How much is ten thousand talents? One silver talent is the amount needed to pay a day’s wage to 6,000 people. So for 10,000 talents you could hire 60 million people for a day. Or, you could hire more than 164,000 people for a whole year, or 656,000 people for 3 months. (Ands if these were gold talents, multiply all of the above by 30.)

How much is 100 silver coins? A day’s wage for 100 people.

That man’s ENORMOUS debt was forgiven, canceled. And he was worried about a measly 3 months wage for only one person????

That is a picture of us. God has forgiven us of a debt of offense we could never pay. So how then can we dare hold ANY grudge against ANYBODY?

Think about that the next time you start feeling offended!

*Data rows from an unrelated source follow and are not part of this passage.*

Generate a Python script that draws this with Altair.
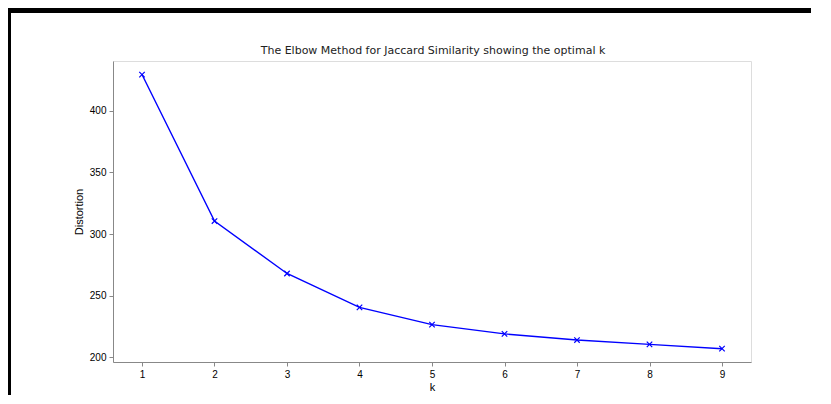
import altair as alt
import pandas as pd

k_values = [1, 2, 3, 4, 5, 6, 7, 8, 9]
distortion = [429.3, 310.5, 268.0, 240.5, 226.5, 219.0, 214.0, 210.5, 207.0]
title_text = "The Elbow Method for Jaccard Similarity showing the optimal k"

df = pd.DataFrame({"k": k_values, "Distortion": distortion})
one = pd.DataFrame({"t": [title_text]})

W, H = 638, 301
PAD_L, PAD_T = 105, 53

x_enc = alt.X("k:Q", title="k",
              scale=alt.Scale(domain=[0.6, 9.4], nice=False, zero=False),
              axis=alt.Axis(values=k_values, format="d", grid=False, tickSize=4,
                            labelPadding=3, titlePadding=2, titleFontWeight="normal"))
y_enc = alt.Y("Distortion:Q", title="Distortion",
              scale=alt.Scale(domain=[196.2, 440.3], nice=False, zero=False),
              axis=alt.Axis(values=[200, 250, 300, 350, 400], grid=False, tickSize=4,
                            labelPadding=3, titlePadding=5, titleFontWeight="normal"))

line = alt.Chart(df).mark_line(color="#0000ff", strokeWidth=1.4).encode(x=x_enc, y=y_enc)
pts = alt.Chart(df).mark_point(
    shape="M-1,-1L1,1M-1,1L1,-1", size=30, color="#0000ff",
    filled=False, strokeWidth=1.2, opacity=1
).encode(x="k:Q", y="Distortion:Q")

title_mark = alt.Chart(one).mark_text(
    font="DejaVu Sans", fontSize=11, fontWeight="normal", color="#222",
    align="center", baseline="bottom"
).encode(x=alt.value(W / 2 + 1), y=alt.value(-5), text="t:N")

frame_top = alt.Chart(one).mark_rule(color="black", strokeWidth=6).encode(
    x=alt.value(-PAD_L - 5), x2=alt.value(W + 200), y=alt.value(-51))
frame_left = alt.Chart(one).mark_rule(color="black", strokeWidth=6).encode(
    x=alt.value(-PAD_L), y=alt.value(-51), y2=alt.value(H + 100))

chart = alt.layer(line, pts, title_mark, frame_top, frame_left).properties(
    width=W, height=H,
    autosize=alt.AutoSizeParams(type="none"),
    padding={"left": PAD_L, "top": PAD_T, "right": 60, "bottom": 33},
).configure_view(
    stroke="#666", strokeWidth=1
).configure_axis(
    labelFont="DejaVu Sans", titleFont="DejaVu Sans", labelFontSize=9.5,
    titleFontSize=9.5, titleFontWeight="normal", labelColor="#444", titleColor="#444",
    domainColor="#666", tickColor="#666", domainWidth=1
).configure(background="white")

chart.save("out.html", embed_options={"renderer": "svg", "actions": False})
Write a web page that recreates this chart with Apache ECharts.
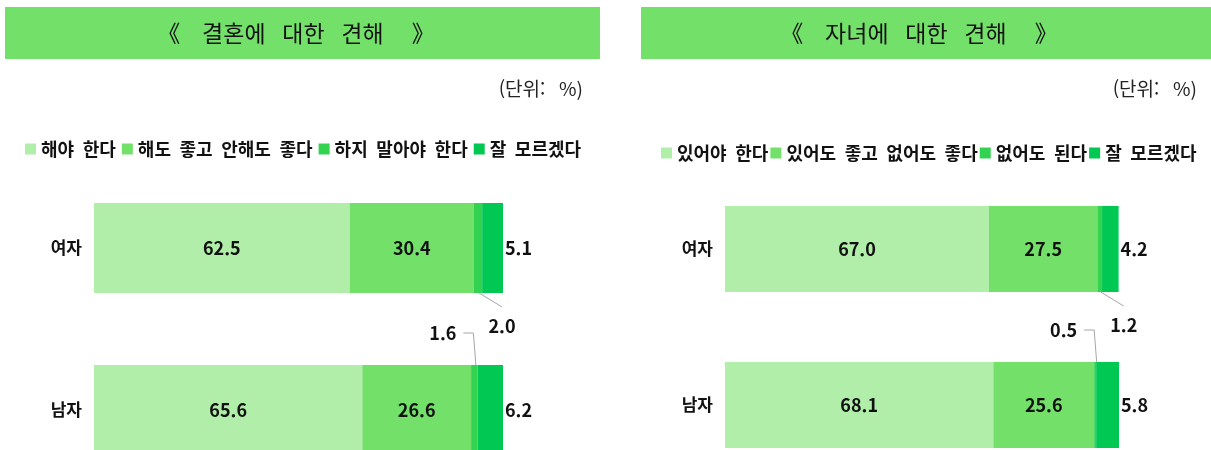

Matthew 18:23-35 (NET-Rosa’s modified version)
23  “For this reason, the kingdom of heaven is like a king who wanted to settle accounts with his slaves. 24  As he began settling his accounts, a man who owed [money equivalent to a day’s wage for 60 million people] was brought to him. 25  Because he was not able to repay it, the lord ordered him to be sold, along with his wife, children, and whatever he possessed, and repayment to be made. 26  Then the slave threw himself to the ground before him, saying, ‘Be patient with me, and I will repay you everything.’ 27  The lord had compassion on that slave and released him, and forgave him the debt. 28  After he went out, that same slave found one of his fellow slaves who owed him [money equivalent to a day’s wage for 100 people]. So he grabbed him by the throat and started to choke him, saying, ‘Pay back what you owe me!’ 29  Then his fellow slave threw himself down and begged him, ‘Be patient with me, and I will repay you.’ 30  But he refused. Instead, he went out and threw him in prison until he repaid the debt. 31  When his fellow slaves saw what had happened, they were very upset and went and told their lord everything that had taken place. 32  Then his lord called the first slave and said to him, ‘Evil slave! I forgave you all that debt because you begged me! 33  Should you not have shown mercy to your fellow slave, just as I showed it to you?’ 34  And in anger his lord turned him over to the prison guards to torture him until he repaid all he owed. 35  So also my heavenly Father will do to you, if each of you does not forgive your brother from your heart.”